大買収時代到来だけではない。「ここ数年は大きな制度改正が続いた激変期。規制緩和でビジネスも多様になり、法務で扱う案件が増えた」。大和証券グループ本社法務部長の桑原政宜さん(43)は話す。06年施行の新しい会社法で、様々な組織再編や資金調達が可能になり、国境を越えたビジネスも増えている。
加えて、投資家保護を強めた金融商品取引法も9月末に全面施行された。証券会社員が商品説明を今まで以上に十分果たさないと法令違反の恐れがあるなど、経営リスクにかかわる事例が増加。社会や消費者の目も一層厳しくなっている。
71年に約100社で発足した経営法友会への加盟は今年、1000社を突破した。会の代表幹事を務める三菱商事法務部長の松木和道さんは「法務は契約書の草案作りなど黒衣役だったが、今は営業の最前線に立つことも多い。仕事の領域が広がっている」と話す。
課題は人材。桑原さんは「法律知識だけではだめ。変化が早い現場の動きを把握しなければ仕事にならない」と、人材育成の重要性を指摘する。
●弁護士の採用は道半ば
そんななかで、企業法務界で期待されているのが、「企業内弁護士」の役割だ。昭和シェル石油の井上由理・法務室長もその一人。同社の顧問をしている法律事務所にいたが、03年に請われて室長に就いた。
石油業界は近年、需要低迷や激しい価格競争にさらされている。同社も太陽光発電などの新規事業を拡大中で、法務室の仕事も契約の審査だけでなく、最新技術の知的財産権保護や活用が重要度を増している。井上さんの室長就任時に8人だった室員は12人に。井上さんは「法務部の力が、企業の基礎的な力として試される時代になってきた」と実感している。
国内の企業内弁護士は現在約190人。TMI総合法律事務所の弁護士、高山崇彦さんは「早い段階で法的なチェックができ、法律事務所に持ち込まれる案件でも問題点が事前に整理されている」と利点を指摘する。
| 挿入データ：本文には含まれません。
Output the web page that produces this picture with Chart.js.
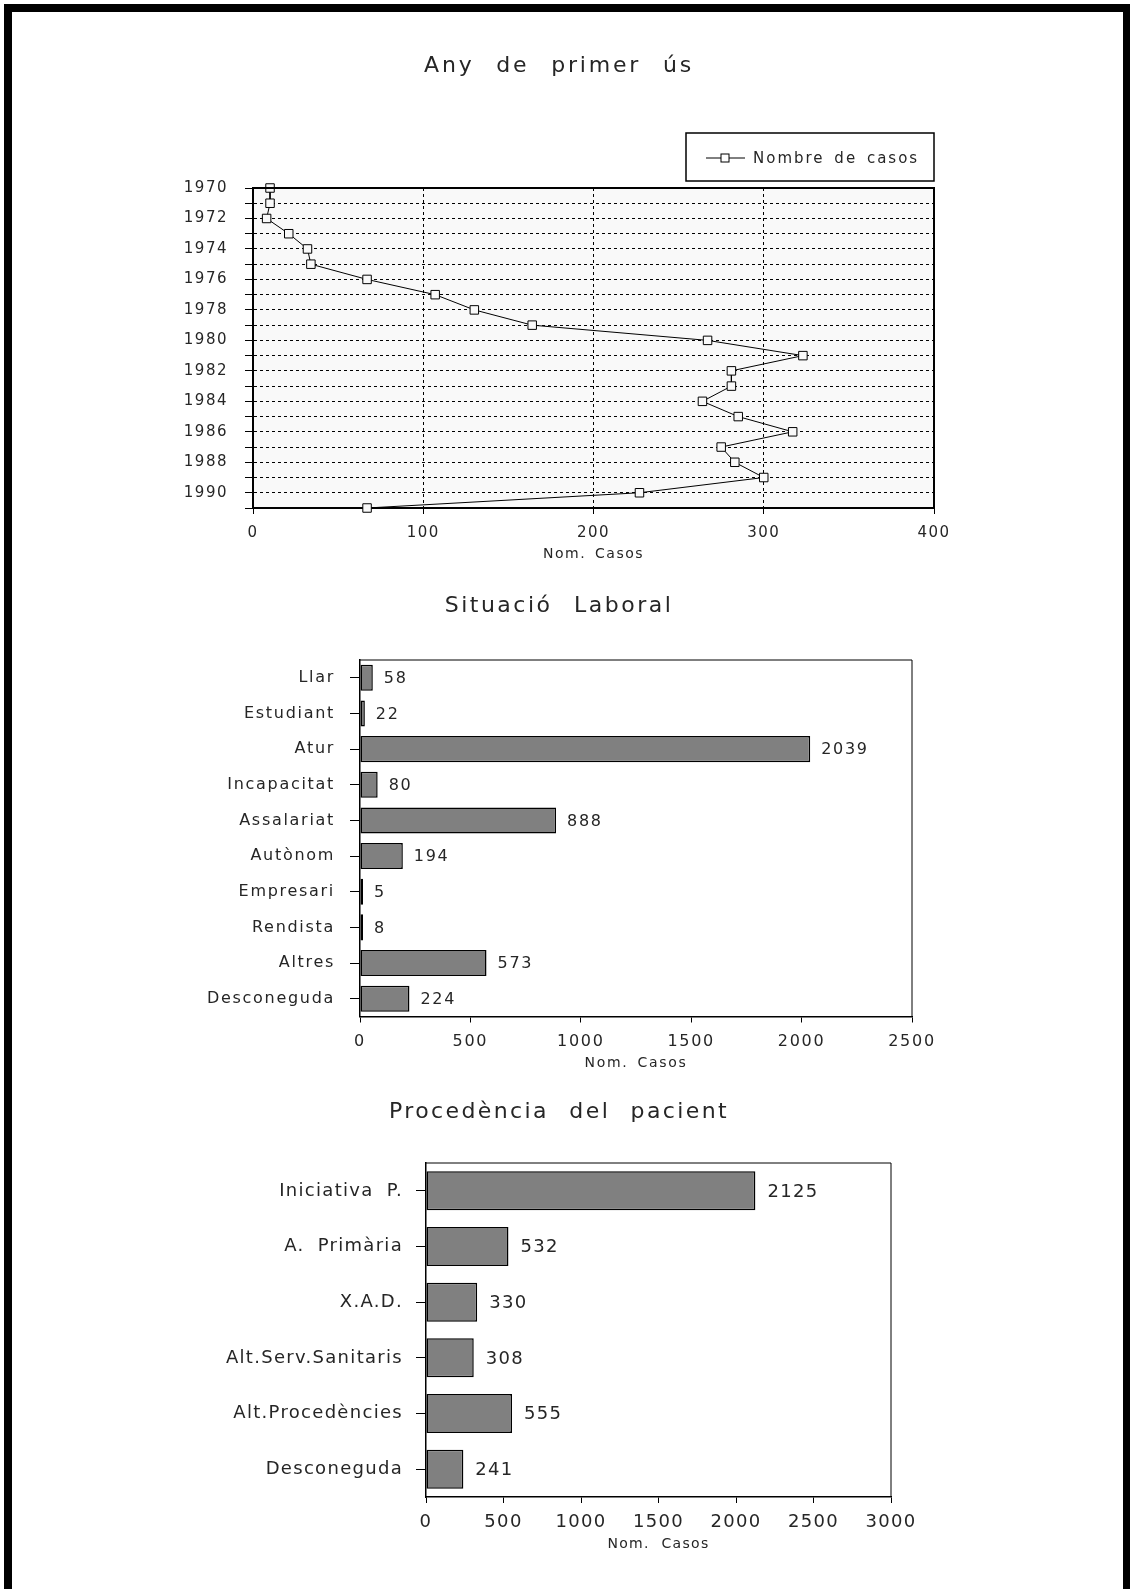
<!DOCTYPE html>
<html>
<head>
<meta charset="utf-8">
<script src="https://cdn.jsdelivr.net/npm/chart.js@4.4.0/dist/chart.umd.min.js"></script>
<style>
  html, body { margin: 0; padding: 0; background: #fff; }
  #page { position: relative; width: 1130px; height: 1589px; overflow: hidden; }
  #frame { position: absolute; left: 4px; top: 4px; width: 1111px; height: 1700px;
           border: 8px solid #000; border-right-width: 7px; border-bottom: none; }
  canvas { position: absolute; left: 0; }
</style>
</head>
<body>
<div id="page">
  <div id="frame"></div>
  <canvas id="anyChart" width="1118" height="575" style="top:0"></canvas>
  <canvas id="laboralChart" width="1118" height="500" style="top:575px"></canvas>
  <canvas id="procChart" width="1118" height="514" style="top:1075px"></canvas>
</div>
<script>
// any de primer us
const anys = [1970, 1971, 1972, 1973, 1974, 1975, 1976, 1977, 1978, 1979, 1980,
              1981, 1982, 1983, 1984, 1985, 1986, 1987, 1988, 1989, 1990, 1991];
const casosAny = [10, 10, 8, 21, 32, 34, 67, 107, 130, 164, 267,
                  323, 281, 281, 264, 285, 317, 275, 283, 300, 227, 67];

// situacio laboral
const situacions = ["Llar", "Estudiant", "Atur", "Incapacitat", "Assalariat",
                    "Autònom", "Empresari", "Rendista", "Altres", "Desconeguda"];
const casosSituacio = [58, 22, 2039, 80, 888, 194, 5, 8, 573, 224];

// procedencia
const procedencies = ["Iniciativa P.", "A. Primària", "X.A.D.", "Alt.Serv.Sanitaris",
                      "Alt.Procedències", "Desconeguda"];
const casosProcedencia = [2125, 532, 330, 308, 555, 241];

const FONT = "'DejaVu Sans', sans-serif";
const TXT = "#262626";
const W = "normal";

Chart.defaults.font.family = FONT;
Chart.defaults.font.weight = W;
Chart.defaults.color = TXT;

const setSpacing = (ctx, opts) => {
  ctx.letterSpacing = (opts.spacing || 0) + "px";
  ctx.wordSpacing = (opts.words || 0) + "px";
};

// spacing + plot background + box around the plot
const plotFrame = {
  id: "plotFrame",
  beforeUpdate(chart, args, opts) {
    setSpacing(chart.ctx, opts);
  },
  beforeDraw(chart, args, opts) {
    const { ctx, chartArea: a } = chart;
    setSpacing(ctx, opts);
    if (opts.fill) {
      ctx.save();
      ctx.fillStyle = opts.fill;
      ctx.fillRect(a.left, a.top, a.right - a.left, a.bottom - a.top);
      ctx.restore();
    }
  },
  afterDraw(chart, args, opts) {
    const { ctx, chartArea: a } = chart;
    ctx.save();
    ctx.strokeStyle = "#000";
    ctx.lineWidth = opts.width || 1;
    ctx.beginPath();
    ctx.moveTo(a.left, a.top);
    ctx.lineTo(a.right, a.top);
    ctx.lineTo(a.right, a.bottom);
    ctx.stroke();
    ctx.restore();
  }
};

const pageTitle = {
  id: "pageTitle",
  afterDraw(chart, args, opts) {
    if (!opts.text) return;
    const { ctx } = chart;
    ctx.save();
    ctx.letterSpacing = opts.spacing + "px";
    ctx.wordSpacing = opts.words + "px";
    ctx.font = `${W} 22px ${FONT}`;
    ctx.fillStyle = TXT;
    ctx.textAlign = "center";
    ctx.textBaseline = "alphabetic";
    ctx.fillText(opts.text, chart.width / 2, opts.y);
    ctx.restore();
  }
};

const valueLabels = {
  id: "valueLabels",
  afterDatasetsDraw(chart, args, opts) {
    if (!opts.size) return;
    const { ctx } = chart;
    const data = chart.data.datasets[0].data;
    ctx.save();
    ctx.font = `${W} ${opts.size}px ${FONT}`;
    ctx.fillStyle = TXT;
    ctx.textAlign = "left";
    ctx.textBaseline = "middle";
    chart.getDatasetMeta(0).data.forEach((bar, i) => {
      ctx.fillText(String(data[i]), bar.x + opts.gap, bar.y + 1);
    });
    ctx.restore();
  }
};

const legendBox = {
  id: "legendBox",
  afterDraw(chart, args, opts) {
    if (!opts.show) return;
    const { ctx, chartArea: a } = chart;
    const w = 248, h = 48;
    const x = a.right - w, y = a.top - 7 - h;
    const my = y + h / 2 + 1;
    ctx.save();
    ctx.strokeStyle = "#000";
    ctx.lineWidth = 1.5;
    ctx.strokeRect(x, y, w, h);
    ctx.lineWidth = 1;
    ctx.beginPath();
    ctx.moveTo(x + 20, my);
    ctx.lineTo(x + 59, my);
    ctx.stroke();
    ctx.fillStyle = "#fff";
    ctx.fillRect(x + 35, my - 4, 8, 8);
    ctx.strokeRect(x + 35, my - 4, 8, 8);
    ctx.fillStyle = TXT;
    ctx.font = `${W} 15px ${FONT}`;
    ctx.letterSpacing = "2px";
    ctx.wordSpacing = "3px";
    ctx.textBaseline = "middle";
    ctx.fillText(chart.data.datasets[0].label, x + 67, my + 1);
    ctx.restore();
  }
};

Chart.register(plotFrame, pageTitle, valueLabels, legendBox);

const dummyRight = (width) => ({
  type: "linear",
  position: "right",
  display: true,
  grid: { display: false },
  ticks: { display: false },
  border: { display: false },
  afterFit: (s) => { s.width = width; }
});

const axisTitle = (bottom) => ({
  display: true, text: "Nom. Casos",
  font: { size: 14 },
  padding: { top: 0, bottom: bottom }
});

// chart 1
new Chart(document.getElementById("anyChart"), {
  type: "scatter",
  data: {
    datasets: [{
      label: "Nombre de casos",
      data: anys.map((a, i) => ({ x: casosAny[i], y: a })),
      showLine: true,
      clip: false,
      borderColor: "#000",
      borderWidth: 1,
      pointStyle: "rect",
      pointRadius: 6,
      pointBackgroundColor: "#f9f9f9",
      pointBorderColor: "#000",
      pointBorderWidth: 1
    }]
  },
  options: {
    responsive: false,
    animation: false,
    events: [],
    layout: { padding: { top: 188 } },
    plugins: {
      legend: { display: false },
      tooltip: { enabled: false },
      title: { display: false },
      pageTitle: { text: "Any de primer ús", y: 72, spacing: 2.8, words: 12 },
      plotFrame: { fill: "#f9f9f9", width: 2, spacing: 1.5, words: 3 },
      legendBox: { show: true }
    },
    scales: {
      x: {
        type: "linear", position: "bottom", min: 0, max: 400,
        ticks: { stepSize: 100, padding: 10, font: { size: 15 }, callback: (v) => String(v) },
        grid: { color: "#000", lineWidth: 1, tickLength: 6 },
        border: { color: "#000", width: 2, dash: [3, 3] },
        title: axisTitle(12),
        afterFit: (s) => { s.height = 67; }
      },
      y: {
        type: "linear", position: "left", reverse: true, min: 1970, max: 1991,
        ticks: { stepSize: 1, autoSkip: false, padding: 17, font: { size: 15 },
                 callback: (v) => (v % 2 === 0 ? String(v) : "") },
        grid: { color: "#000", lineWidth: 1, tickLength: 8 },
        border: { color: "#000", width: 2, dash: [3, 3] },
        afterFit: (s) => { s.width = 253; }
      },
      yR: dummyRight(184)
    }
  }
});

// chart 2
new Chart(document.getElementById("laboralChart"), {
  type: "bar",
  data: {
    labels: situacions,
    datasets: [{
      data: casosSituacio,
      backgroundColor: "#808080",
      borderColor: "#000",
      borderWidth: 1.5,
      borderSkipped: false,
      minBarLength: 3,
      barPercentage: 0.73,
      categoryPercentage: 1
    }]
  },
  options: {
    indexAxis: "y",
    responsive: false,
    animation: false,
    events: [],
    layout: { padding: { top: 85 } },
    plugins: {
      legend: { display: false },
      tooltip: { enabled: false },
      title: { display: false },
      pageTitle: { text: "Situació Laboral", y: 36.5, spacing: 2.5, words: 12 },
      plotFrame: { width: 1, spacing: 1.7, words: 3 },
      valueLabels: { size: 16, gap: 11 }
    },
    scales: {
      x: {
        min: 0, max: 2500,
        ticks: { stepSize: 500, padding: 10, font: { size: 16 }, callback: (v) => String(v) },
        grid: { drawOnChartArea: false, tickLength: 6, color: "#000" },
        border: { color: "#000", width: 1.5 },
        title: axisTitle(3),
        afterFit: (s) => { s.height = 58.5; }
      },
      y: {
        ticks: { padding: 15, font: { size: 16 } },
        grid: { offset: false, drawOnChartArea: false, tickLength: 10, color: "#000" },
        border: { color: "#000", width: 1.5 },
        afterFit: (s) => { s.width = 360; }
      },
      yR: dummyRight(206)
    }
  }
});

// chart 3
new Chart(document.getElementById("procChart"), {
  type: "bar",
  data: {
    labels: procedencies,
    datasets: [{
      data: casosProcedencia,
      backgroundColor: "#808080",
      borderColor: "#000",
      borderWidth: 1.5,
      borderSkipped: false,
      barPercentage: 0.70,
      categoryPercentage: 1
    }]
  },
  options: {
    indexAxis: "y",
    responsive: false,
    animation: false,
    events: [],
    layout: { padding: { top: 88 } },
    plugins: {
      legend: { display: false },
      tooltip: { enabled: false },
      title: { display: false },
      pageTitle: { text: "Procedència del pacient", y: 43.3, spacing: 2.4, words: 11 },
      plotFrame: { width: 1, spacing: 1.3, words: 6 },
      valueLabels: { size: 18, gap: 12 }
    },
    scales: {
      x: {
        min: 0, max: 3000,
        ticks: { stepSize: 500, padding: 9, font: { size: 18 }, callback: (v) => String(v) },
        grid: { drawOnChartArea: false, tickLength: 6, color: "#000" },
        border: { color: "#000", width: 1.5 },
        title: axisTitle(36),
        afterFit: (s) => { s.height = 92; }
      },
      y: {
        ticks: { padding: 13, font: { size: 18 } },
        grid: { offset: false, drawOnChartArea: false, tickLength: 10, color: "#000" },
        border: { color: "#000", width: 1.5 },
        afterFit: (s) => { s.width = 426; }
      },
      yR: dummyRight(227)
    }
  }
});
</script>
</body>
</html>
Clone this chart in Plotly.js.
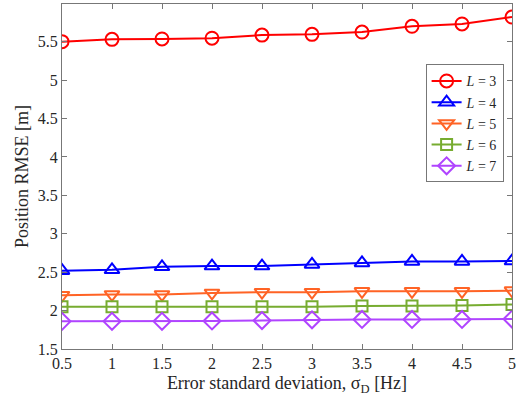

だが、日本弁護士連合会が今年まとめた約5000社を対象に行った調査では、企業が今後5年間で採用する予定の弁護士は約70~170人と、「非常に低調」(日弁連)な結果となった。
背景には、企業が求める実務に通じた人材は応募が少なく、「企業側が望む人材と就職を希望する弁護士のミスマッチがある」(企業の法務担当者)という事情がある。一般に弁護士の所得水準は民間企業の従業員より高く、処遇が難しいことも二の足を踏む原因になっているようだ。
ただ、司法制度改革により、現在は年間約1500人の司法試験合格者が、2010年に2倍に増える見通しだ。弁護士資格を持つ人が企業に入り、営業現場なども経験しながら法務担当者になる可能性は今後増える。
企業や官庁で働く弁護士で作る日本組織内弁護士協会理事長の梅田康宏さん(33)は「日本企業が国際競争力を保ち続けるには、法律の知識や経験豊かな人材が社内にも不可欠なはずだ」と話す。企業が弁護士を社内で活用する機運を高め、弁護士側も企業で働くことへの抵抗感を薄めるなど、「産業界も法曹界も意識を変える必要がある」と梅田さんは指摘する。
●「ブレーキ役」期待
企業の法務部は、経済記者もあまり接する機会がない。初めて取材して、広い守備範囲に驚いた。ビジネスや研究開発の現場から見れば、口うるさいブレーキ役に見えるかも知れないが、大きな事故やトラブルを回避して仕事を進めるための、縁の下の力持ち的な存在だ。
法務部門には、経営陣が万一、暴走した場合にブレーキをかける役割も一層大きくなっていくだろう。社会正義の実現を旨とする弁護士が、企業内で働くことの真価も、その局面で問われるのではないか。